Mais tous ne seraient que des clowns pétulants, si Labiche n’y avait ajouté quelque chose. Et, en effet il y a mis quelque chose, qui est l’esprit, l’esprit clair, naturel, inconscient bon enfant, un peu niais, quand il le faut, et jamais lugubre ni raffiné, certes. Esprit vieillot, disent quelques modernistes, qui n’ont pas assez de dédains pour cette impersonnalité féconde de la verve et de la fantaisie ; esprit au kilog, qui ne rebute ni le calembour ni le coq-à-l’âne[1].
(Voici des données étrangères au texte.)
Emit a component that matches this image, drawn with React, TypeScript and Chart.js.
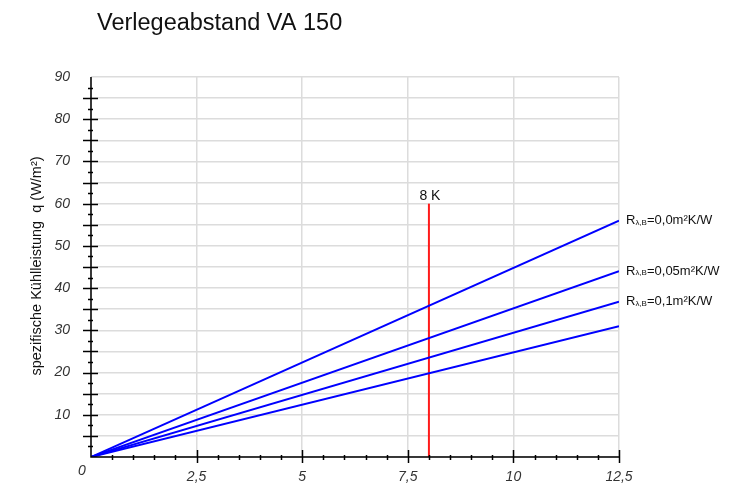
import React, { useEffect, useRef } from "react";
import { Chart, registerables } from "chart.js";

Chart.register(...registerables);

const titleText = "Verlegeabstand VA 150";
const yAxisTitle = "spezifische Kühlleistung  q (W/m²)";
const xPoints = [0, 12.5];
const seriesA = [0, 56];
const seriesB = [0, 44];
const seriesC = [0, 36.8];
const seriesD = [0, 31];
const seriesLabels = ["=0,0m²K/W", "=0,05m²K/W", "=0,1m²K/W", ""];
const markerX = [8, 8];
const markerY = [0, 60];
const markerLabel = "8 K";
const yMin = 0, yMax = 90, yGridStep = 5, yLabelStep = 10, yMinorStep = 2.5;
const xMin = 0, xMax = 12.5, xGridStep = 2.5, xMinorStep = 0.5;

const FONT = "'Liberation Sans', Arial, sans-serif";

const decorPlugin = {
  id: "decor",
  afterDraw(chart: any) {
    const ctx = chart.ctx;
    const xs = chart.scales.x;
    const ys = chart.scales.y;
    const ox = xs.getPixelForValue(0);
    const oy = ys.getPixelForValue(0);
    ctx.save();
    // title
    ctx.fillStyle = "#111";
    ctx.font = `23.5px ${FONT}`;
    ctx.textAlign = "left";
    ctx.textBaseline = "alphabetic";
    ctx.fillText(titleText, 97, 30);
    // y axis title
    ctx.save();
    ctx.translate(37, 266);
    ctx.rotate(-Math.PI / 2);
    ctx.font = `14.5px ${FONT}`;
    ctx.textAlign = "center";
    ctx.textBaseline = "middle";
    ctx.fillStyle = "#111";
    ctx.fillText(yAxisTitle, 0, 0);
    ctx.restore();
    // axis lines
    ctx.strokeStyle = "#000";
    ctx.lineWidth = 1.5;
    ctx.beginPath();
    ctx.moveTo(ox, ys.getPixelForValue(yMax));
    ctx.lineTo(ox, oy);
    ctx.lineTo(xs.getPixelForValue(xMax), oy);
    ctx.stroke();
    // y ticks
    for (let v = yMinorStep; v < yMax; v += yMinorStep) {
      const p = Math.round(ys.getPixelForValue(v)) + 0.5;
      const major = Math.abs(v / yGridStep - Math.round(v / yGridStep)) < 1e-6;
      ctx.beginPath();
      if (major) { ctx.moveTo(ox - 8, p); ctx.lineTo(ox + 7, p); }
      else { ctx.moveTo(ox - 3, p); ctx.lineTo(ox + 2, p); }
      ctx.stroke();
    }
    // x ticks
    for (let v = xMinorStep; v <= xMax + 1e-6; v += xMinorStep) {
      const p = Math.round(xs.getPixelForValue(v)) + 0.5;
      const major = Math.abs(v / xGridStep - Math.round(v / xGridStep)) < 1e-6;
      ctx.beginPath();
      if (major) { ctx.moveTo(p, oy - 7); ctx.lineTo(p, oy + 6); }
      else { ctx.moveTo(p, oy - 2); ctx.lineTo(p, oy + 3); }
      ctx.stroke();
    }
    // origin label
    ctx.fillStyle = "#333";
    ctx.font = `italic 14px ${FONT}`;
    ctx.textAlign = "center";
    ctx.textBaseline = "middle";
    ctx.fillText("0", ox - 9, oy + 14);
    // marker label
    ctx.fillStyle = "#111";
    ctx.font = `14px ${FONT}`;
    ctx.fillText(markerLabel, xs.getPixelForValue(markerX[1]) + 1, ys.getPixelForValue(markerY[1]) - 8);
    // series labels
    const ends = [seriesA, seriesB, seriesC, seriesD];
    ends.forEach((s, i) => {
      const lab = seriesLabels[i];
      if (!lab) return;
      const y = ys.getPixelForValue(s[s.length - 1]);
      let x = xs.getPixelForValue(xPoints[xPoints.length - 1]) + 7;
      ctx.textAlign = "left";
      ctx.textBaseline = "middle";
      ctx.font = `13px ${FONT}`;
      ctx.fillText("R", x, y);
      x += ctx.measureText("R").width;
      ctx.font = `8px ${FONT}`;
      ctx.fillText("λ,B", x, y + 2);
      x += ctx.measureText("λ,B").width;
      ctx.font = `13px ${FONT}`;
      ctx.fillText(lab, x, y);
    });
    ctx.restore();
  },
};

function pts(ys: number[], xsArr: number[]) {
  return ys.map((y, i) => ({ x: xsArr[i], y }));
}

export default function App() {
  const ref = useRef<HTMLCanvasElement>(null);
  useEffect(() => {
    if (!ref.current) return;
    const lineStyle = {
      borderColor: "#0000ff",
      borderWidth: 2,
      pointRadius: 0,
      fill: false,
      tension: 0,
    };
    const chart = new Chart(ref.current, {
      type: "line",
      data: {
        datasets: [
          { ...lineStyle, data: pts(seriesA, xPoints) },
          { ...lineStyle, data: pts(seriesB, xPoints) },
          { ...lineStyle, data: pts(seriesC, xPoints) },
          { ...lineStyle, data: pts(seriesD, xPoints) },
          { ...lineStyle, borderColor: "#ff1a1a", data: pts(markerY, markerX) },
        ],
      },
      options: {
        animation: false,
        responsive: false,
        layout: { padding: { top: 77, right: 122, bottom: 0, left: 0 } },
        plugins: { legend: { display: false }, tooltip: { enabled: false }, title: { display: false } },
        scales: {
          x: {
            type: "linear",
            min: xMin,
            max: xMax,
            border: { display: false },
            grid: { color: "#dcdcdc", lineWidth: 1.5, drawTicks: false },
            ticks: {
              stepSize: xGridStep,
              padding: 12,
              color: "#333",
              font: { family: FONT, size: 14, style: "italic" },
              maxRotation: 0,
              callback: (v: any) => (v === 0 ? "" : String(v).replace(".", ",")),
            },
            afterFit: (s: any) => { s.height = 32; },
          },
          y: {
            type: "linear",
            min: yMin,
            max: yMax,
            border: { display: false },
            grid: { color: "#dcdcdc", lineWidth: 1.5, drawTicks: false },
            ticks: {
              stepSize: yGridStep,
              padding: 21,
              color: "#333",
              font: { family: FONT, size: 14, style: "italic" },
              callback: (v: any) => (v % yLabelStep === 0 && v !== 0 ? String(v) : ""),
            },
            afterFit: (s: any) => { s.width = 91; },
          },
        },
      },
      plugins: [decorPlugin],
    } as any);
    return () => chart.destroy();
  }, []);
  return (
    <canvas
      ref={ref}
      width={741}
      height={489}
      style={{ position: "fixed", left: 0, top: 0, width: 741, height: 489, background: "#fff" }}
    />
  );
}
Labiche n’a pas l’esprit de M. Becque : cela est assuré. Ce n’est pas lui qui se travaille à être amer et compliqué, qui affecte la plaisanterie saignante ou d’un pince-sans-rire, qui s’exerce à un certain besoin laborieux et stérile de buriner chaque réplique et d’y sculpter en exergue sa signature, qui se pique d’être suggestif, ou de tailler à même « dans les intimités sanglantes de la vie » ; mais ce n’est pas lui non plus qui a gâté son talent et tari son imagination par cette

  1. Ce n’est pas à dire que Labiche n’ait parfois dépassé la mesure. Je ne me pâme pas à « Cléopâtre qui s’est poignardée… avec un aspic » — ni « aux tigres, ces reptiles, qui viennent déposer leurs œufs dans le nid des colombes. » C’est parfois du Paul de Kock, épaissi et enniaisé.